Aggrieved by the same, the Department preferred appeal before the Customs, Excise and Service Tax Appellate Tribunal and distinguished the case of R.S. Industries v. CCE, New Delhi (supra) that duty had been subsequently recovered from the input-supplier unlike in the instant case and the assessee herein had taken input-duty credit on the strength of invoices issued by input supplier who had themselves availed similar credit on the same goods on the basis of bogus invoices. However, the CESTAT pointed out that there is no dispute of receipt of inputs by the assessee in their factory under cover of invoices issued by M/s. Indian Oil Corporation, which contained duty payment particulars and thus rejected the Revenue’s appeal.
Challenging the same, the Revenue is before them by way of this appeal.
 
Reasoning of Judgment:- They have heard Mr. V. Sundareswaran, the learned Standing Central Government Standing Counsel appearing for the Department.
During the course of hearing, the learned Standing Counsel appearing for the Department fairly submitted that the CESTAT failed to take note of the fact that there is an admission by the first respondent/assessee in their letter dated 26-9-2000 that on verification, it has been found that no duty had been paid by the M/s. Indian Oil Corporation Limited and they voluntarily reversed the Modvat credit of Rs. 2,47,406/- as per the details given in show cause notice.
They have perused the Order-in-Original, dated 27-10-2000, of the Assistant Commissioner of Central Excise, Central Excise Division, Cuddalore, wherein, it has been observed as follows :-
“The assessee again filed a letter dated 26-9-2000 and submitted that they had checked up with M/s. Indian Oil Corporation Limited, Chennai and that they had understood that Indian Oil Corporation Limited had shown excise duty on the assessable value of Furnace Oil and the same was collected by them; that however, the duty had not been paid by them in their P.L.A., and that therefore they had expunged the said credit of Rs. 2,47,406/- as per the details given in show cause notice No. 26/99, dated 6-5-1999 vide their Part II Serial No. 980 in RG 23A and requested to drop the proceedings.”
As rightly pointed out by the learned Standing Counsel for the Department, the above fact has not been considered by the CESTAT in proper perspective, while rejecting the Revenue’s appeal. On this ground, they set aside the order of the CESTAT dated 3-2-2006 and the matter is remanded to Customs, Excise and Service Tax Appellate Tribunal for de novo consideration.

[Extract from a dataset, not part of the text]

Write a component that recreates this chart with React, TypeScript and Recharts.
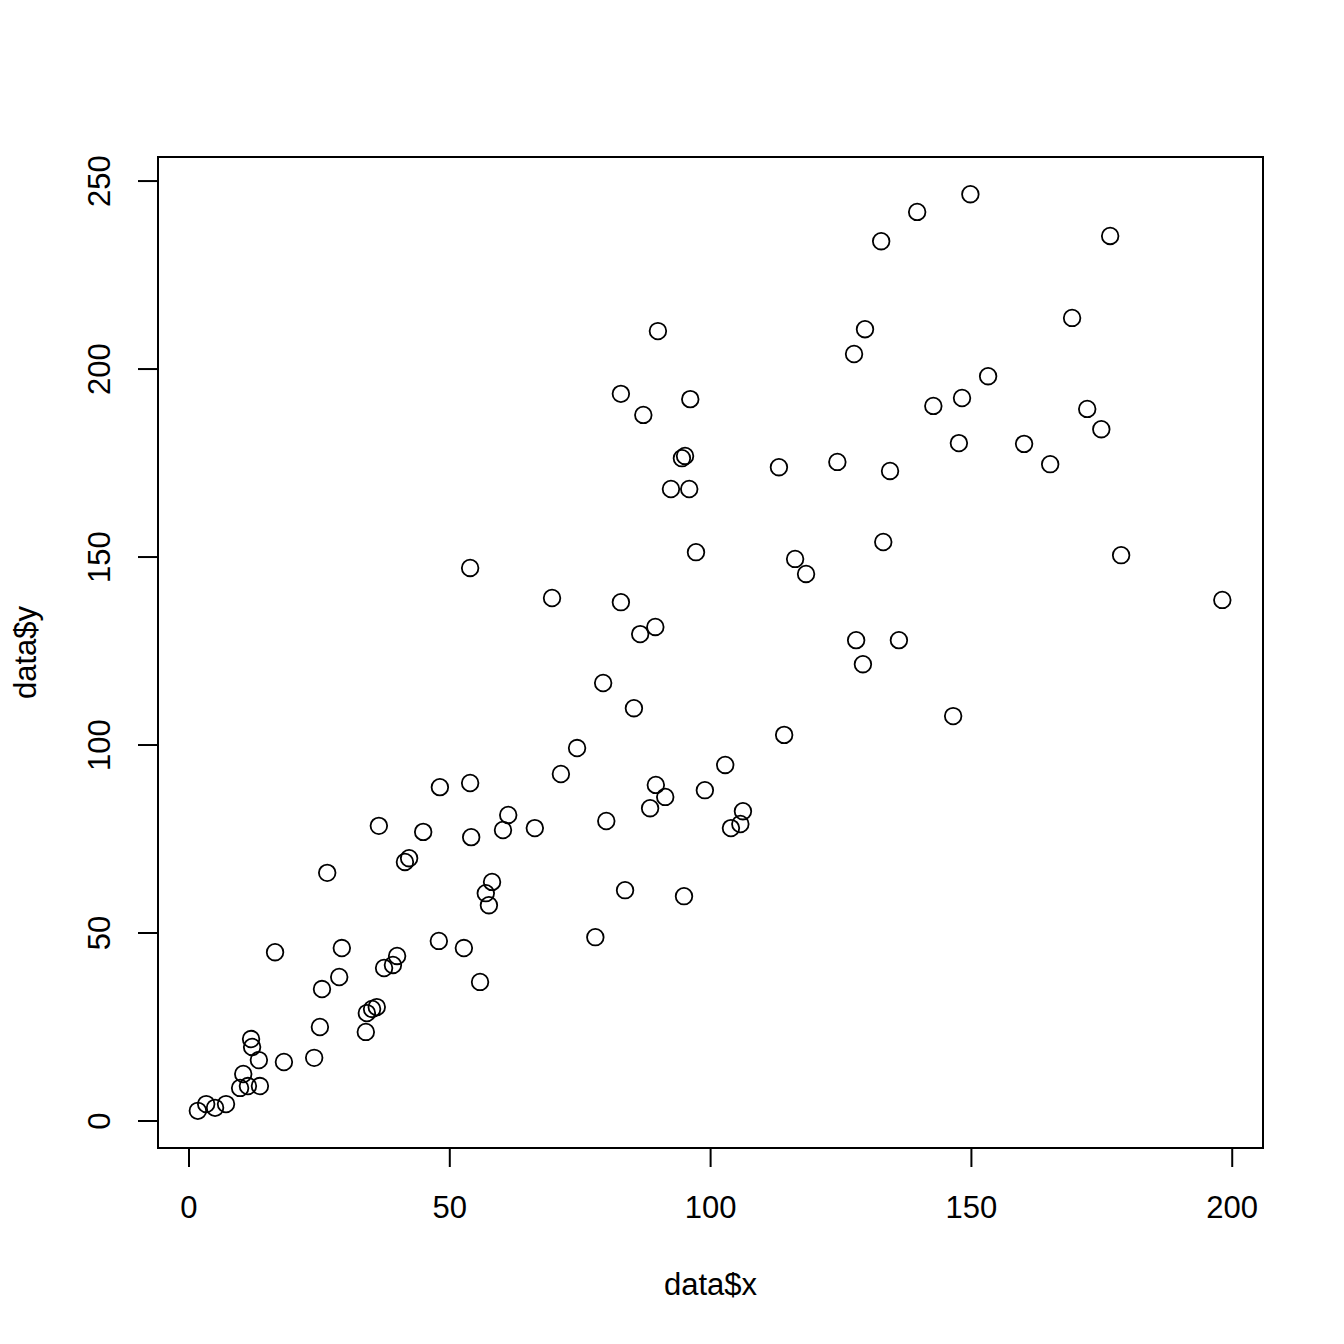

In the result, the appeal stands allowed. No costs. Consequently, connected M.P. No. 2 of 2007 is closed.

Decision:-Appeal allowed
 
Comment:- The analogy of the case is that as the buyer agreed that the supplier of goods had collected excise duty but had not paid the said duty to the government, the issue as regards credit admissibility was required to be re-considered. Accordingly, the appeal filed by the revenue was allowed by way of remand.